Here's the information on the Conference
at Berkley:
Conference for AY 2005-2006:
Modes of Contemporary Central Asian Culture
Conference (September 24-25, 2005)
Art Exhibits (September-October 2005)
Film Series (September 1-30, 2005)
Conference
"Modes of Contemporary Central Asian Culture"
Saturday-Sunday, September 24-25, 2005
A campus location will be announced.
This two-day conference will provide a forum on contemporary art and filmmaking in Central Asia. Through an examination of the region's arts and other cultural forms, an attempt will be made to take a different view of the changing realities of Central Asian societies. Some of the questions we will address are: What is the history and future of filmmaking in Central Asia? What are the trends in Soviet and post-Soviet filmmaking? As the Soviet myths are discarded, what new archetypes are being created? Is there a Central Asian identity and, if so, how does it manifest itself? What are some of the reflections of Islamic, Soviet, ethnic, and national identities?

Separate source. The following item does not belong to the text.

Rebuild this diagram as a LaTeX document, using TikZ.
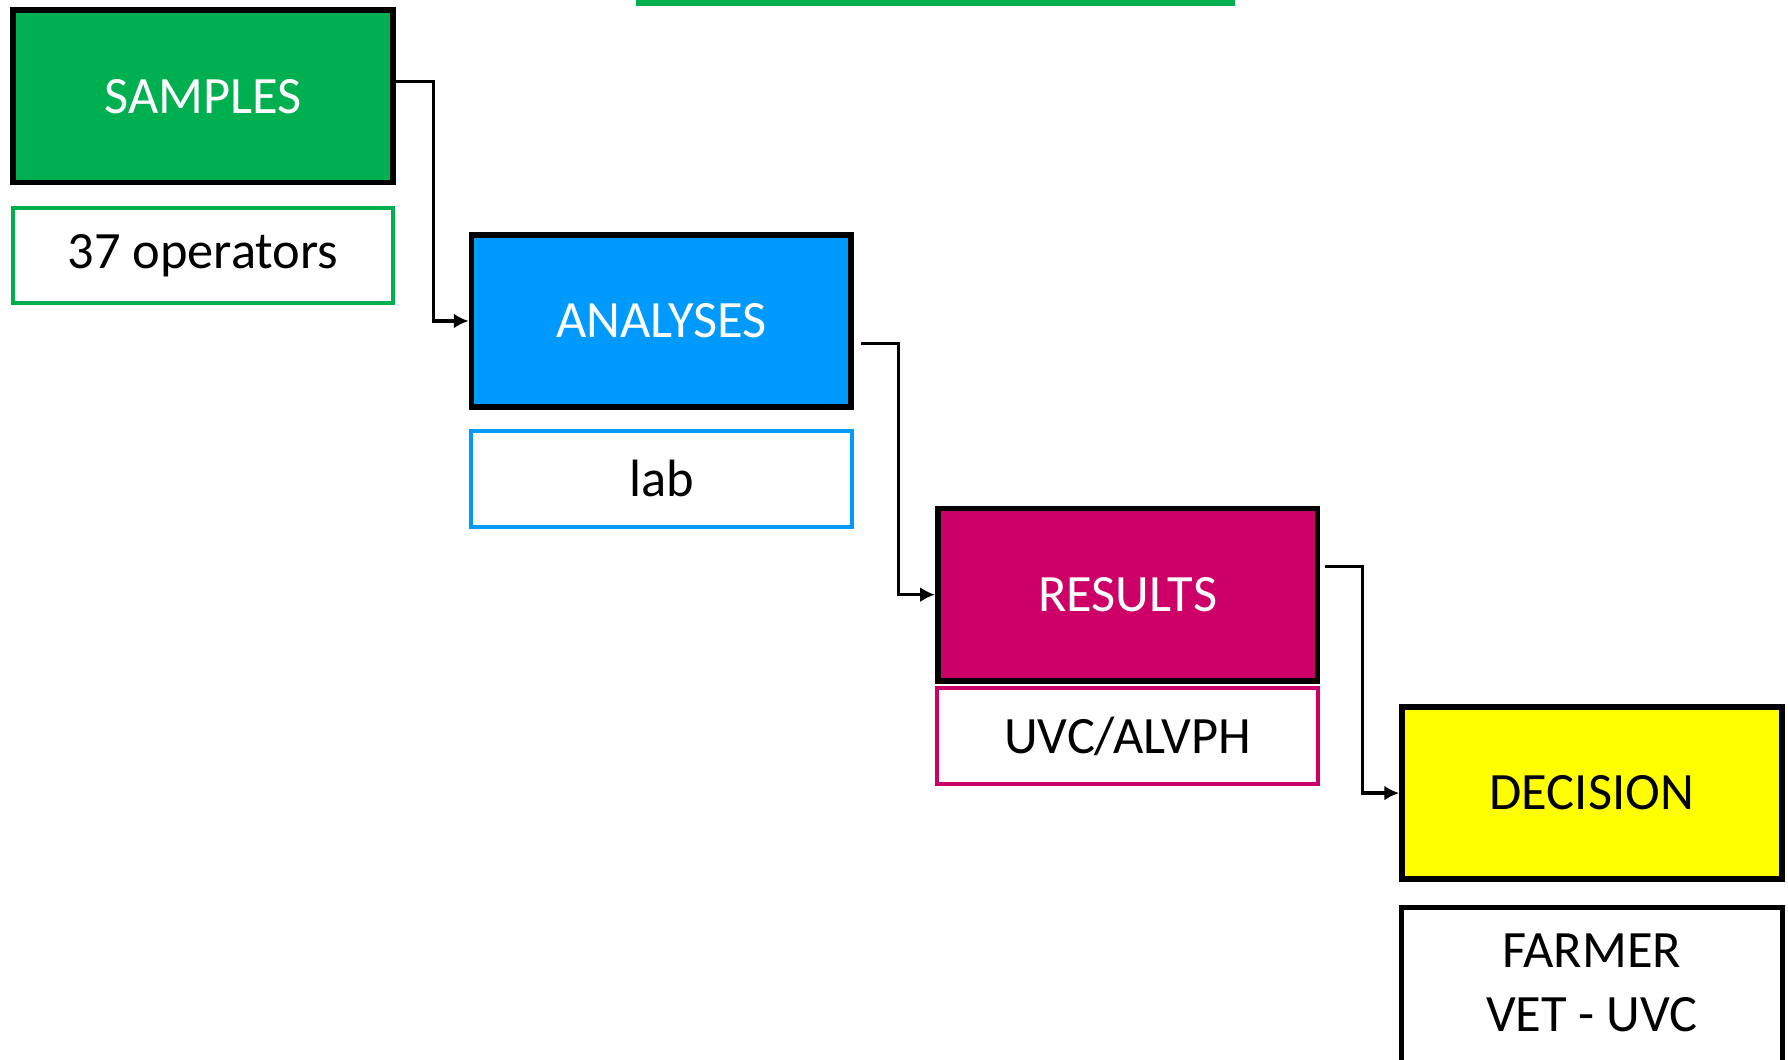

The program will be listed here as it becomes available.
Go to the top of this year's conference
Art Exhibits and Discussion
September 14 through October 20, 2005
Solo exhibition: Saule Suleimenova, Kazakh painter
Geballe Room, Townsend Center for the Humanities, 220 Stephens Hall
Opening Reception: Wednesday, September 14, 2005 (time to be announced)
October 4-14, 2005
Group exhibition
S. Tugsoyun, J. Munkhtsetseg, and M. Erdenebayar, Mongolian visual artists
Worth Ryder Gallery, Kroeber Hall, UC Berkeley, 12-4 p.m. weekdays
Opening Reception: Tuesday, October 4, 2005, at 4-7 p.m.
October 2005 (exact date to be announced)
Panel Discussion with Saule Suleimenova, Kazakh painter and S. Tugsoyun, J. Munkhtsetseg, and M. Erdenebayar, Mongolian visual artists
Worth Ryder Gallery, Kroeber Hall, UC Berkeley (time to be announced)
The work of these contemporary Kazakh and Mongolian artists will offer another view of Central Asian culture. The artists will also be available to the campus community to discuss the recent dynamic changes in art and approaches to aesthetics taken by artists within cultures so little known in the West. It is hoped that this exchange of ideas will stimulate and enhance provocative cross-cultural thinking about contemporary art.
Go to the top of this year's conference
Film Series: "Films from Along the Silk Road"
Shown at the Pacific Film Archive during September 1-30, 2005, the
Central Asia film series will include films from both the Soviet
and post-Soviet periods, such as A. Ganiev's Takhir and Zukhra (Uzbekistan,
1945); I. Ishmukhametov's Tenderness (Uzbekistan, 1966); K. Narliev's
The Daughter-in-law (Turkmenistan 1972); T. Okeev's The Fierce One
(Kyrgyzstan, 1973); A. Amirkulov's The Fall of Otrar (Kazakhstan,
1991); and A. Aabdikalikov's Beshkempir: The Adopted Son (Kyrgyzstan,
1998).
A schedule will be listed here as it becomes available. The films will be screened in the PFA Theater, located at 2575 Bancroft Way, on the Berkeley campus. This series is presented with support from the Consortium for the Arts at UC Berkeley.